Kenya to automate trading at tea auction

Kenya will this year begin to automate trading at its weekly tea auction of regional produce to increase transparency in dealings, the chairman of the East African Tea Traders Association (EATTA), which runs the sale, said on Wednesday.

Kenya’s hosts the world’s biggest tea auction, selling produce from nine African nations, including from Burundi, Rwanda, Uganda, Malawi and Mozambique.
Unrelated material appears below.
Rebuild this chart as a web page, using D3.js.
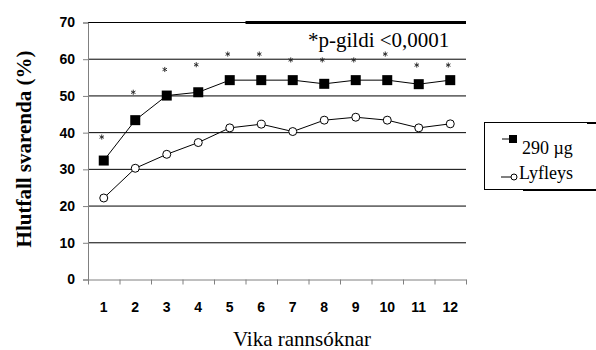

Ethiopia is due to join in March.

Kenya, the world’s top producer of black tea, earns about $1 billion a year from exports, according to EATTA, making it one of the nation’s main sources of foreign exchange earnings.

Complete automation of the auction would be completed in 2017 but the first phase would be in place this year, EATTA Chairman Nick Munyi told Reuters.

“We are changing from the normal way of knocking the hammer to clicking the mouse,” Munyi said by phone from the port city of Mombasa, where the 60-year old auction is based.

EATTA has 200 members drawn from growers, buyers, warehouse operators and brokers from regional African nations.

Automating the auction would cost $1.3 million, Munyi said, adding it would be funded by Trade Mark East Africa, an organisation that supports trade in the region.

Kenya’s President Uhuru Kenyatta visited the auction on Tuesday and urged members to speed up automation.

“Automating your system will go a long way to dispel some of the perceptions that this is a house of collusion. People believe that you just come here to showcase, but the real deals are done at night,” Kenyatta said.